● **Records for processing**:

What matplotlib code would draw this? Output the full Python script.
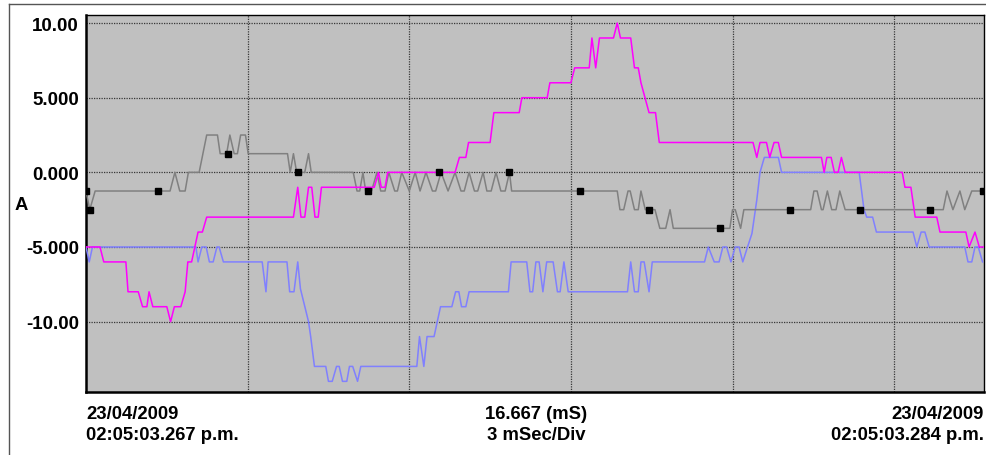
import matplotlib
matplotlib.use("Agg")
import matplotlib.pyplot as plt
from matplotlib.lines import Line2D

# ---------------- data (time in ms, current in A) ----------------
magenta_t = [0.00, 0.26, 0.33, 0.74, 0.78, 0.97, 1.05, 1.13, 1.17, 1.24, 1.50, 1.57, 1.64, 1.76,
             1.84, 1.89, 1.96, 2.08, 2.16, 2.24, 3.85, 3.93, 3.99, 4.06, 4.13, 4.19, 4.25, 4.31,
             4.37, 5.35, 5.43, 5.48, 5.55, 5.60, 6.85, 6.93, 7.05, 7.10, 7.50, 7.57, 8.04, 8.09,
             8.56, 8.61, 9.00, 9.07, 9.34, 9.39, 9.46, 9.53, 9.79, 9.86, 9.92, 10.11, 10.18,
             10.25, 10.30, 10.45, 10.57, 10.64, 12.38, 12.45, 12.51, 12.63, 12.69, 12.77, 12.85,
             12.91, 13.65, 13.70, 13.75, 13.83, 13.89, 13.96, 14.02, 14.09, 15.15, 15.20, 15.31,
             15.39, 15.79, 15.85, 16.33, 16.39, 16.50, 16.58, 16.67]
magenta_v = [-5, -5, -6, -6, -8, -8, -9, -9, -8, -9, -9, -10, -9, -9,
             -8, -6, -6, -4, -4, -3, -3, -1, -3, -3, -1, -1, -3, -3,
             -1, -1, 0, -1, -1, 0, 0, 1, 1, 2, 2, 4, 4, 5,
             5, 6, 6, 7, 7, 9, 7, 9, 9, 10, 9, 9, 7,
             7, 6, 4, 4, 2, 2, 1, 2, 2, 1, 2, 2,
             1, 1, 0, 1, 1, 0, 0, 1, 0, 0, -1, -1,
             -3, -3, -4, -4, -5, -4, -5, -5]

gray_t = [0.00, 0.07, 0.17, 1.56, 1.65, 1.74, 1.84, 1.90, 2.10, 2.24, 2.44, 2.49, 2.61, 2.67,
          2.75, 2.81, 2.87, 2.96, 3.01, 3.74, 3.79, 3.85, 3.91, 4.06, 4.13, 4.18, 4.96,
          5.03, 5.08, 5.14, 5.19, 5.30, 5.40, 5.47, 5.55, 5.62, 5.73, 5.78, 5.86, 6.00, 6.11,
          6.20, 6.31, 6.43, 6.49, 6.59, 6.72, 6.85, 6.96, 7.02, 7.11, 7.21, 7.27, 7.37, 7.44,
          7.52, 7.61, 7.70, 7.78, 7.86, 7.90, 9.86, 9.91, 9.98, 10.06, 10.10, 10.18, 10.25,
          10.30, 10.38, 10.56, 10.65, 10.76, 10.84, 10.90, 11.95, 12.00, 12.05, 12.15, 12.21,
          13.45, 13.51, 13.57, 13.65, 13.68, 13.76, 13.84, 13.92, 13.99, 14.09, 15.91, 15.98,
          16.09, 16.22, 16.31, 16.44, 16.67]
gray_v = [-1.25, -2.5, -1.25, -1.25, 0, -1.25, -1.25, 0, 0, 2.5, 2.5, 1.25, 1.25, 2.5,
          1.25, 1.25, 2.5, 2.5, 1.25, 1.25, 0, 1.25, 0, 0, 1.25, 0, 0,
          -1.25, -1.25, 0, -1.25, -1.25, 0, -1.25, -1.25, 0, -1.25, -1.25, 0, -1.25, 0,
          -1.25, 0, -1.25, -1.25, 0, -1.25, 0, -1.25, -1.25, 0, -1.25, -1.25, 0, -1.25,
          -1.25, 0, -1.25, -1.25, 0, -1.25, -1.25, -2.5, -2.5, -1.25, -1.25, -2.5, -2.5,
          -1.25, -2.5, -2.5, -3.75, -3.75, -2.5, -3.75, -3.75, -2.5, -2.5, -3.75, -2.5,
          -2.5, -1.25, -1.25, -2.5, -2.5, -1.25, -2.5, -2.5, -1.25, -2.5, -2.5, -1.25,
          -2.5, -1.25, -2.5, -1.25, -1.25]

gray_marker_t = [0.00, 0.07, 1.34, 2.64, 3.94, 5.24, 6.56, 7.86, 9.16, 10.45, 11.77, 13.07,
                 14.37, 15.66, 16.64]
gray_marker_v = [-1.25, -2.5, -1.25, 1.25, 0, -1.25, 0, 0, -1.25, -2.5, -3.75, -2.5,
                 -2.5, -2.5, -1.25]

blue_t = [0.00, 0.06, 0.12, 2.04, 2.08, 2.15, 2.23, 2.29, 2.36, 2.43, 2.47, 2.55, 3.27, 3.34,
          3.38, 3.73, 3.78, 3.86, 3.93, 3.98, 4.13, 4.17, 4.24, 4.45, 4.50, 4.57, 4.65, 4.70,
          4.76, 4.84, 4.89, 4.95, 5.04, 5.10, 6.14, 6.19, 6.27, 6.33, 6.46, 6.58, 6.79, 6.86,
          6.92, 6.97, 7.05, 7.11, 7.84, 7.89, 8.18, 8.24, 8.29, 8.35, 8.41, 8.48, 8.55, 8.67,
          8.75, 8.80, 8.87, 8.95, 10.05, 10.11, 10.18, 10.25, 10.30, 10.36, 10.45, 10.51,
          11.48, 11.55, 11.66, 11.75, 11.82, 11.89, 11.97, 12.05, 12.12, 12.19, 12.26, 12.36,
          12.45, 12.51, 12.59, 12.85, 12.91, 14.35, 14.44, 14.49, 14.60, 14.67, 15.35, 15.42,
          15.50, 15.57, 15.65, 16.31, 16.37, 16.44, 16.50, 16.56, 16.64]
blue_v = [-5, -6, -5, -5, -6, -5, -5, -6, -6, -5, -5, -6, -6, -8,
          -6, -6, -8, -8, -6, -7.8, -10, -11, -13, -13, -14, -14, -13, -13,
          -14, -14, -13, -13, -14, -13, -13, -11, -13, -11, -11, -9, -9, -8,
          -8, -9, -9, -8, -8, -6, -6, -8, -8, -6, -6, -8, -6, -6,
          -8, -8, -6, -8, -8, -6, -8, -8, -6, -6, -8, -6,
          -6, -5, -6, -6, -5, -5, -6, -5, -5, -6, -5.2, -4.1,
          -1.85, 0, 1, 1, 0, 0, -2.5, -3, -3, -4, -4, -5,
          -4, -4, -5, -5, -6, -6, -5, -5, -6]

y_ticks = [-10, -5, 0, 5, 10]
y_tick_labels = ["-10.00", "-5.000", "0.000", "5.000", "10.00"]
x_grid = [3, 6, 9, 12, 15]
x_max = 16.667
y_unit = "A"
left_date, left_time = "23/04/2009", "02:05:03.267 p.m."
center_span, center_div = "16.667 (mS)", "3 mSec/Div"
right_date, right_time = "23/04/2009", "02:05:03.284 p.m."

# ---------------- figure ----------------
W, H = 987, 456
fig = plt.figure(figsize=(W / 100, H / 100), dpi=100)
fig.patch.set_facecolor("white")

L, R, T, B = 86, 984, 16, 392.5
ax = fig.add_axes([L / W, 1 - B / H, (R - L) / W, (B - T) / H])
ax.set_facecolor("#C0C0C0")

ax.plot(blue_t, blue_v, color="#8080FF", lw=1.1, zorder=3)
ax.plot(gray_t, gray_v, color="#808080", lw=1.1, zorder=4)
ax.plot(magenta_t, magenta_v, color="#FF00FF", lw=1.1, zorder=5)
ax.plot(gray_marker_t, gray_marker_v, linestyle="none", marker="s", markersize=5,
        markerfacecolor="black", markeredgecolor="black", zorder=6, clip_on=True)

ax.set_xlim(0, x_max)
ax.set_ylim(-14.68, 10.54)
ax.set_yticks(y_ticks)
ax.set_yticklabels(y_tick_labels)
ax.set_xticks(x_grid)
ax.tick_params(axis="x", length=0, labelbottom=False)
ax.tick_params(axis="y", length=0, pad=5)
for lab in ax.get_yticklabels():
    lab.set_fontfamily("Liberation Sans")
    lab.set_fontweight("bold")
    lab.set_fontsize(13.5)

ax.grid(True, color="#383838", linestyle=(0, (1, 1)), linewidth=0.9, zorder=1)
ax.set_axisbelow(True)

ax.spines["left"].set_linewidth(1.8)
ax.spines["bottom"].set_linewidth(1.8)
ax.spines["top"].set_linewidth(1.0)
ax.spines["right"].set_linewidth(1.0)
for s in ax.spines.values():
    s.set_color("black")

# outer frame lines (left and top)
fig.add_artist(Line2D([9 / W, 9 / W], [0, 1 - 5 / H], color="#555555", lw=1.0))
fig.add_artist(Line2D([9 / W, 1], [1 - 5 / H, 1 - 5 / H], color="#555555", lw=1.0))

tk = dict(fontfamily="Liberation Sans", fontweight="bold", fontsize=13.3)
fig.text(21 / W, 1 - 206 / H, y_unit, ha="center", va="center", **tk)

y1, y2 = 1 - 415 / H, 1 - 436 / H
fig.text(L / W, y1, left_date, ha="left", va="center", **tk)
fig.text(L / W, y2, left_time, ha="left", va="center", **tk)
fig.text(536 / W, y1, center_span, ha="center", va="center", **tk)
fig.text(536 / W, y2, center_div, ha="center", va="center", **tk)
fig.text(R / W, y1, right_date, ha="right", va="center", **tk)
fig.text(R / W, y2, right_time, ha="right", va="center", **tk)

fig.savefig("out.png", dpi=100)
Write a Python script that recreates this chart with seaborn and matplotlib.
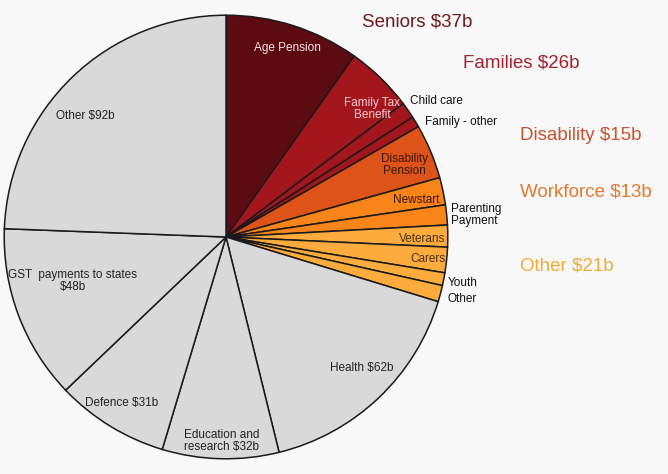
import matplotlib
matplotlib.use("Agg")
import matplotlib.pyplot as plt
import seaborn as sns

# budget items, clockwise from 12 o'clock ($b)
items = ["Age Pension", "Family Tax\nBenefit", "Child care", "Family - other",
         "Disability\nPension", "Newstart", "Parenting\nPayment",
         "Veterans", "Carers", "Youth", "Other",
         "Health $62b", "Education and\nresearch $32b", "Defence $31b",
         "GST  payments to states\n$48b", "Other $92b"]
values = [37, 18.5, 4.5, 3, 15, 7.5, 5.5, 6, 7, 3.5, 4.5, 62, 32, 31, 48, 92]
item_group = [0, 1, 1, 1, 2, 3, 3, 4, 4, 4, 4, 5, 5, 5, 5, 5]

# welfare groups
groups = ["Seniors", "Families", "Disability", "Workforce", "Other"]
group_totals = [37, 26, 15, 13, 21]

# styles
group_colors = ["#5c0b10", "#a3161c", "#dd5318", "#f98419", "#fdab3c", "#d9d9d9"]
group_text_colors = ["#6e1a1c", "#a3202e", "#c9532c", "#e27a2c", "#f0ab38"]
label_colors = ["#f2e4e4", "#f5cdd2", "#111111", "#111111", "#3b1606", "#3b1606",
                "#111111", "#4a3010", "#4a3010", "#111111", "#111111",
                "#222222", "#222222", "#222222", "#222222", "#222222"]

# label placement (pixels in the 668x474 figure) and alignment
label_px = [(287, 48), (372, 109), (410, 101), (425, 122), (404, 165),
            (416, 200), (451, 215), (422, 239), (428, 259), (448, 283),
            (447, 299), (362, 368), (222, 441), (122, 403), (73, 281), (85, 116)]
label_ha = ["center", "center", "left", "left", "center", "center", "left",
            "center", "center", "left", "left",
            "center", "center", "center", "center", "center"]
group_px = [(362, 22), (463, 63), (520, 136), (520, 192), (520, 266)]

W, H = 668, 474
CX, CY, R = 226, 237, 224

sns.set_theme(style="white")
plt.rcParams["font.family"] = ["Liberation Sans", "DejaVu Sans"]

fig = plt.figure(figsize=(W / 100, H / 100), dpi=100)
fig.patch.set_facecolor("#f8f8f8")
ax = fig.add_axes([(CX - R) / W, (H - CY - R) / H, 2 * R / W, 2 * R / H])
ax.set_facecolor("none")

colors = [group_colors[g] for g in item_group]
ax.pie(values, colors=colors, startangle=90, counterclock=False, radius=1,
       wedgeprops=dict(edgecolor="#1a1a1a", linewidth=1.1))
ax.set_xlim(-1.01, 1.01)
ax.set_ylim(-1.01, 1.01)
ax.set_aspect("equal")
ax.axis("off")

for name, (px, py), ha, c in zip(items, label_px, label_ha, label_colors):
    fig.text(px / W, 1 - py / H, name, ha=ha, va="center", color=c,
             fontsize=8.5, linespacing=1.05)

for name, total, (px, py), c in zip(groups, group_totals, group_px, group_text_colors):
    fig.text(px / W, 1 - py / H, f"{name} ${total}b", ha="left", va="center",
             color=c, fontsize=13.5)

fig.savefig("out.png", dpi=100, facecolor=fig.get_facecolor())
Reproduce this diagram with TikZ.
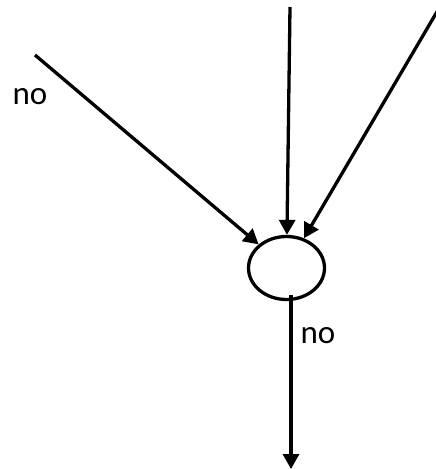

● **Objective**:
Start at the line containing "Write a Python" and stop at the line containing "group_totals = [37, 26, 15, 13, 21]"; transcribe those lines exactly, skipping pictures.

● **Full solution**:
Write a Python script that recreates this chart with seaborn and matplotlib.
import matplotlib
matplotlib.use("Agg")
import matplotlib.pyplot as plt
import seaborn as sns

# budget items, clockwise from 12 o'clock ($b)
items = ["Age Pension", "Family Tax\nBenefit", "Child care", "Family - other",
         "Disability\nPension", "Newstart", "Parenting\nPayment",
         "Veterans", "Carers", "Youth", "Other",
         "Health $62b", "Education and\nresearch $32b", "Defence $31b",
         "GST  payments to states\n$48b", "Other $92b"]
values = [37, 18.5, 4.5, 3, 15, 7.5, 5.5, 6, 7, 3.5, 4.5, 62, 32, 31, 48, 92]
item_group = [0, 1, 1, 1, 2, 3, 3, 4, 4, 4, 4, 5, 5, 5, 5, 5]

# welfare groups
groups = ["Seniors", "Families", "Disability", "Workforce", "Other"]
group_totals = [37, 26, 15, 13, 21]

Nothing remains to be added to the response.